Moreover, the Palestinians of 1948 participated in organized, massive and continuous protests in Haifa, Nazareth, Umm al-Fahm, and many towns and villages. For the first time, Palestinian citizens of Acre, Jaffa, Lod and Ramle joined the protests, reclaiming their identity and heritage, which the Israelis believed had gone forever.
It was remarkable that Palestinian flags were raised in the cities of Acre and Lod, its symbol underlined by the holding up of images of George Habash, much to the astonishment of Israeli authorities.
This brave show led the fascist fanatics and the occupation authorities to conduct a variety of attacks. They ranged from repression to dismissal from work through to a harsh crackdown involving a campaign of arrests of activists who were an essential part of defending Jerusalem and opposing the Israeli occupation of the West Bank.
The most significant event was a comprehensive Palestinian strike – the so-called “strike of dignity and unity” held on May 18. A response to the call issued by the Higher Follow-up Committee in the forty-eight regions to strike, it was observed by all citizens of historic Palestine, as well as within the Palestinian camps in Lebanon and Jordan, and observed in support of Jerusalem and in protest against Israeli aggression on the Gaza Strip.
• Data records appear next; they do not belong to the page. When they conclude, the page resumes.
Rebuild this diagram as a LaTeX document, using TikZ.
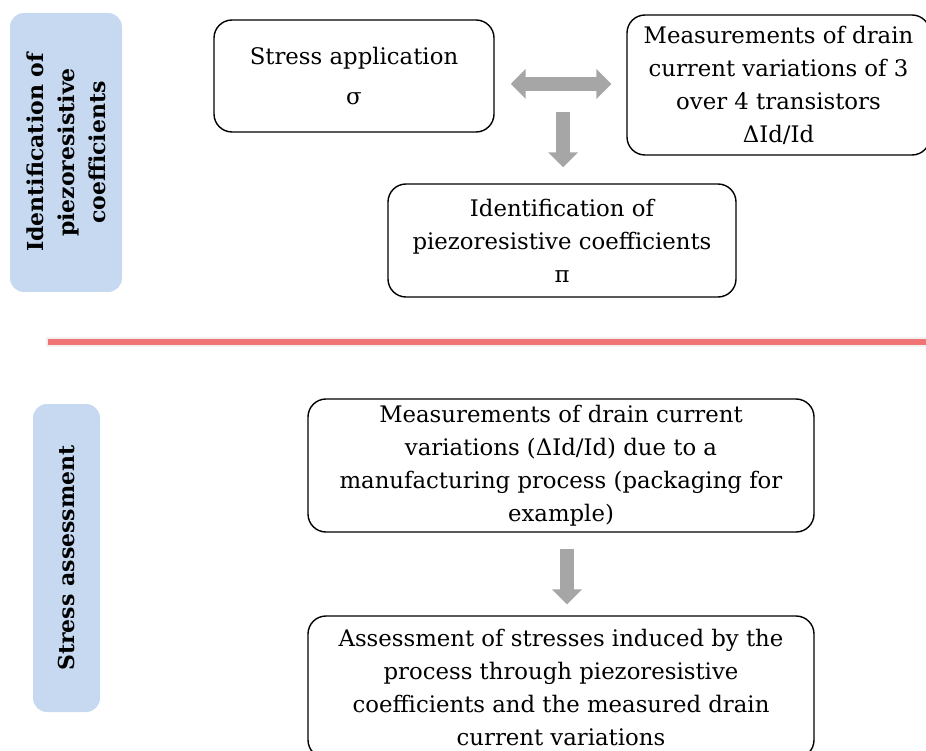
\documentclass[tikz,border=0pt]{standalone}
\usepackage{fontspec}
\setmainfont{DejaVu Serif}
\usetikzlibrary{arrows.meta}
\tikzset{
  step-box/.style={
    draw=black,
    line width=1.4pt,
    rounded corners=18pt,
    align=center,
    inner sep=0pt,
    font=\fontsize{22.8}{33}\selectfont
  },
  side-label/.style={
    fill=sideblue,
    rounded corners=14pt,
    rotate=90,
    align=center,
    inner sep=0pt,
    font=\bfseries\fontsize{22}{31}\selectfont
  },
  fat-arrow/.style={
    draw=arrowgray,
    line width=14pt,
    -{Triangle[length=15pt,width=29pt]}
  },
  fat-arrow-both/.style={
    fat-arrow,
    {Triangle[length=15pt,width=29pt]}-{Triangle[length=15pt,width=29pt]}
  },
  separator/.style={line width=6pt, draw=sepred}
}
\definecolor{sideblue}{RGB}{198,217,240}
\definecolor{arrowgray}{RGB}{166,166,166}
\definecolor{sepred}{RGB}{241,116,116}

\begin{document}
\begin{tikzpicture}[x=1pt,y=1pt]
  \useasboundingbox (0,0) rectangle (926,-751);
  % Side labels
  \node[side-label, minimum width=279pt, minimum height=112pt] (side-top) at (66,-152.5)
    {Identification of\\piezoresistive\\coefficients};
  \node[side-label, minimum width=308pt, minimum height=67pt] (side-bottom) at (66.5,-558)
    {Stress assessment};
  % Identification steps
  \node[step-box, minimum width=280pt, minimum height=112pt] (stress) at (354,-76)
    {Stress application\\[7pt]σ};
  \node[step-box, minimum width=303pt, minimum height=140pt] (meas) at (778.5,-85)
    {Measurements of drain\\current variations of 3\\over 4 transistors\\ΔId/Id};
  \node[step-box, minimum width=348pt, minimum height=113pt] (ident) at (562,-240.5)
    {Identification of\\piezoresistive  coefficients\\π};
  \coordinate (gap) at (563,-84);
  \coordinate (drop) at (563,-112);
  \draw[fat-arrow-both, shorten <=16pt, shorten >=15pt] (stress.east |- gap) -- (meas.west |- gap);
  \draw[fat-arrow, shorten >=16pt] (drop) -- (drop |- ident.north);
  % Separator
  \draw[line width=10pt, black!6] (46,-342) -- (926,-342);
  \draw[separator] (48,-342) -- (926,-342);
  % Assessment steps
  \node[step-box, minimum width=506pt, minimum height=133pt] (meas-proc) at (561,-465.5)
    {Measurements of drain current\\variations (ΔId/Id) due to a\\manufacturing process (packaging for\\example)};
  \node[step-box, minimum width=506pt, minimum height=142pt] (assess) at (561,-687)
    {Assessment of stresses induced by the\\process through piezoresistive\\coefficients and the measured drain\\current variations};
  \draw[fat-arrow, shorten <=16pt, shorten >=11pt] ([xshift=6pt]meas-proc.south) -- ([xshift=6pt]assess.north);
\end{tikzpicture}
\end{document}
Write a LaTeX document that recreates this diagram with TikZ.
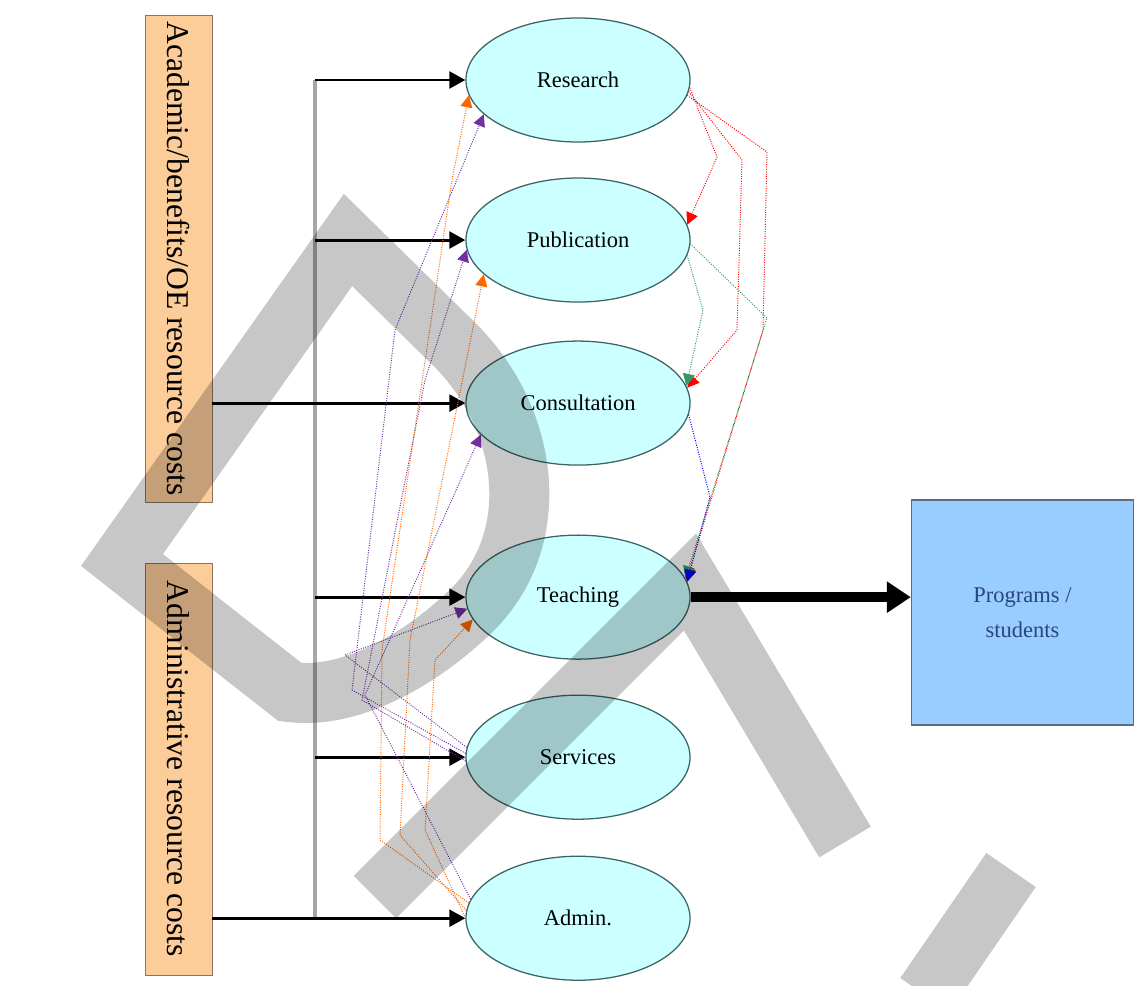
\documentclass[tikz,border=0pt]{standalone}
\usepackage{fontspec}
\setmainfont{Liberation Serif}
\usetikzlibrary{arrows.meta,shapes.geometric,positioning}

\definecolor{costfill}{RGB}{252,204,153}
\definecolor{costline}{RGB}{140,115,95}
\definecolor{actfill}{RGB}{204,255,255}
\definecolor{actline}{RGB}{60,100,100}
\definecolor{progfill}{RGB}{153,204,255}
\definecolor{progline}{RGB}{90,110,130}
\definecolor{progtext}{RGB}{40,70,120}
\definecolor{svcpurple}{RGB}{112,48,160}
\definecolor{admorange}{RGB}{255,102,0}
\definecolor{fromred}{RGB}{255,0,0}
\definecolor{fromgreen}{RGB}{51,153,102}
\definecolor{fromblue}{RGB}{0,0,255}

\tikzset{
    costbox/.style={
           rectangle,
           draw=costline,
           fill=costfill,
           minimum width=1.675cm,
           inner sep=2pt,
           text centered,
           font=\fontsize{22.5}{24}\selectfont,
           },
    activity/.style={
           ellipse,
           draw=actline,
           line width=0.9pt,
           fill=actfill,
           minimum width=5.6cm,
           minimum height=3.1cm,
           inner sep=0pt,
           font=\fontsize{16}{18}\selectfont,
           },
    output/.style={
           rectangle,
           draw=progline,
           line width=1pt,
           fill=progfill,
           minimum width=5.55cm,
           minimum height=5.625cm,
           text=progtext,
           align=center,
           font=\fontsize{16}{25}\selectfont,
           },
    feed/.style={line width=2.1pt, -{Triangle[length=0.4cm,width=0.42cm]}},
    bus/.style={line width=2.5pt, draw=black!35},
    share/.style={densely dotted, line width=0.7pt, -{Triangle[length=0.3cm,width=0.3cm]}},
    watermark/.style={line width=1.5cm, draw=black, draw opacity=0.22, line join=miter},
}

\begin{document}
\begin{tikzpicture}[x=0.025cm,y=-0.025cm]
 \useasboundingbox (0,0) rectangle (1136,985);

 % cost pools
 \node[costbox, minimum height=12.175cm] (ACADEMIC) at (178.5,258.5)
   {\rotatebox{-90}{Academic/benefits/OE resource costs}};
 \node[costbox, minimum height=10.3cm] (ADMINRES) at (178.5,769)
   {\rotatebox{-90}{Administrative resource costs}};

 % activities
 \node[activity] (RESEARCH) at (578,80) {Research};
 \node[activity, node distance=4cm, below of=RESEARCH] (PUBLICATION) {Publication};
 \node[activity, node distance=4.075cm, below of=PUBLICATION] (CONSULTATION) {Consultation};
 \node[activity, node distance=4.85cm, below of=CONSULTATION] (TEACHING) {Teaching};
 \node[activity, node distance=4cm, below of=TEACHING] (SERVICES) {Services};
 \node[activity, node distance=4.025cm, below of=SERVICES] (ADMIN) {Admin.};

 \node[output] (PROGRAMS) at (1022.5,612.5) {Programs /\\ students};

 % resource flows
 \coordinate (BUS) at (315,0);
 \draw[bus] (BUS |- RESEARCH) -- (BUS |- ADMIN);
 \path[feed]
   (BUS |- RESEARCH) edge (RESEARCH)
   (BUS |- PUBLICATION) edge (PUBLICATION)
   (ACADEMIC.east |- CONSULTATION) edge (CONSULTATION)
   (BUS |- TEACHING) edge (TEACHING)
   (BUS |- SERVICES) edge (SERVICES)
   (ADMINRES.east |- ADMIN) edge (ADMIN);
 \draw[line width=7pt, -{Triangle[length=0.6cm,width=0.75cm]}]
   (TEACHING.east) -- (TEACHING.east -| PROGRAMS.west);

 % shared activities, right side
 \draw[share, fromred] (RESEARCH.356) -- (717,157) -- (PUBLICATION.8);
 \draw[share, fromred] (RESEARCH.354) -- (742,160) -- (737,330) -- (CONSULTATION.8);
 \draw[share, fromred] (RESEARCH.352) -- (767,152) -- (763,330) -- (TEACHING.9);
 \draw[share, fromgreen] (PUBLICATION.352) -- (703,310) -- (CONSULTATION.9);
 \draw[share, fromgreen] (PUBLICATION.358) -- (767,318) -- (TEACHING.10);
 \draw[share, fromblue] (CONSULTATION.354) -- (710,497) -- (TEACHING.8);

 % shared activities, left side
 \draw[share, svcpurple] (SERVICES.178) -- (352,690) -- (395,330) -- (RESEARCH.200);
 \draw[share, svcpurple] (SERVICES.182) -- (362,700) -- (425,380) -- (PUBLICATION.185);
 \draw[share, svcpurple] (SERVICES.175) -- (345,655) -- (TEACHING.186);
 \draw[share, svcpurple] (ADMIN.170) -- (365,695) -- (CONSULTATION.198);
 \draw[share, admorange] (ADMIN.172) -- (380,840) -- (382,650) -- (452,180) -- (RESEARCH.188);
 \draw[share, admorange] (ADMIN.176) -- (400,835) -- (410,640) -- (PUBLICATION.200);
 \draw[share, admorange] (ADMIN.180) -- (425,830) -- (435,660) -- (TEACHING.192);

 % watermark
 \draw[watermark] (348,240) -- (455,345) .. controls (530,420) and (545,540) .. (470,612)
   .. controls (420,660) and (350,700) .. (290,692) -- (230,645) -- (122,560) -- cycle;
 \draw[watermark] (375,897) -- (690,582) -- (845,842);
 \draw[watermark] (1011,870) -- (925,995);
\end{tikzpicture}
\end{document}
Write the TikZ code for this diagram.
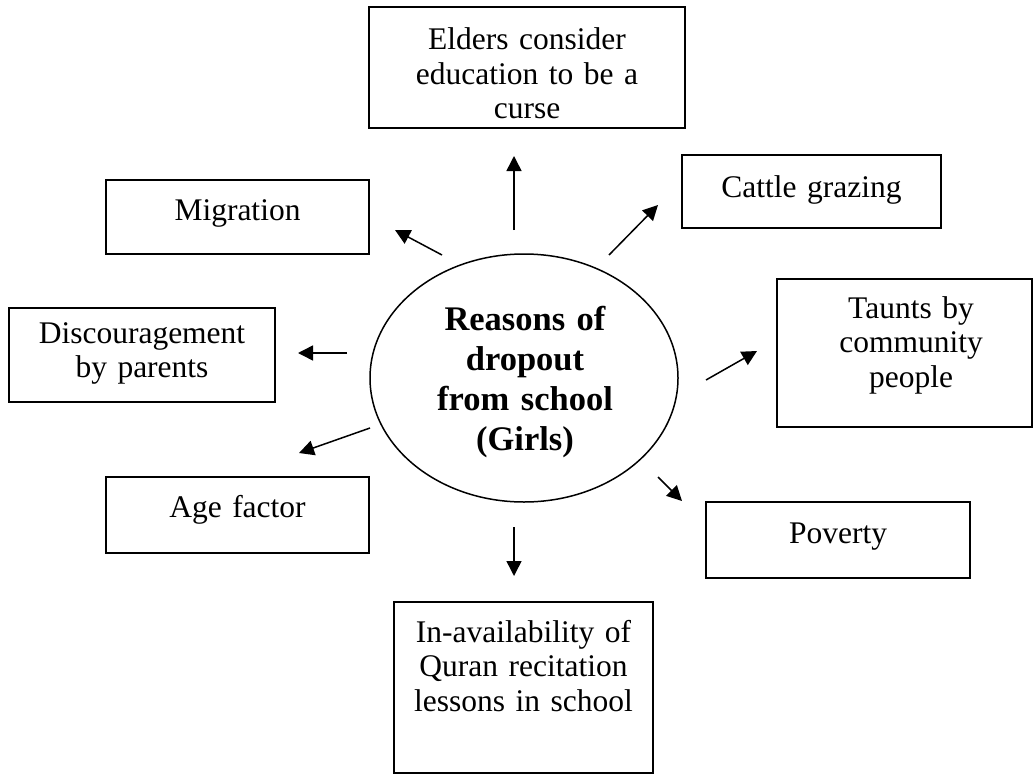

Palestinian youth movements called for the organization of the “Week to support the national economy” initiative. It started on June 6, and to which Jerusalem, the West Bank, the Gaza Strip and the Palestinian diaspora responded in support of the continuation of the unified Palestinian struggle.
The Zionist settler colonialists had treated the Palestinian population who remained in their homeland – estimated at the time about 150,000 – as a security threat or, as they are often described, an “internal enemy”. As such, it operated in a systematic and continuous manner to suppress their political aspirations and bring about a complete rupture between them and other Palestinians and the wider Arab world.
Now that the number of Palestinians in the forty-eight areas exceeds one and a half million (20% of the total population), Israel is working to transform them into anonymous individuals and integrate them economically while erasing their national identity.
However, the development of Palestinian society inside Israel was always linked to the revival of identity and their connection with other Palestinian entities and the wider Arab environment. According to the Israeli Al-Mashhad website, Amnon Abramovich, a political analyst at Channel 12 TV, said, “The Arabs inside Israel have destructive power, as their strike means that there will be no doctors, pharmacists, nurses, cleaners, drivers, and even goal scorers in football matches.
Many changes are taking place. In the interest of the Palestinian people inside Palestine, many Israeli plans for exclusion fail in return for a Palestinian presence that develops and grows. The Israeli authorities destroyed the village of Al-Araqib in the Negev one hundred and eighty-four times. The village was built by the Palestinians one-hundred-and-eighty-four times”.
It can be said that the ‘gift of May’ brought the Palestinian cause back to the forefront after Netanyahu, with American support and Arab silence, succeeded in putting it on the sidelines.
The intifada united the Palestinians at home. The scene was led by a young Palestinian generation who presented a new discourse and succeeded in rebuilding Palestinian national unity from below through specific demands and tasks.
It is certain that this gift bypassed the Palestinian political movement – the two authorities in the West Bank and Gaza and their political cant – and built bridges with the outside world, where global solidarity and support are growing through new movements.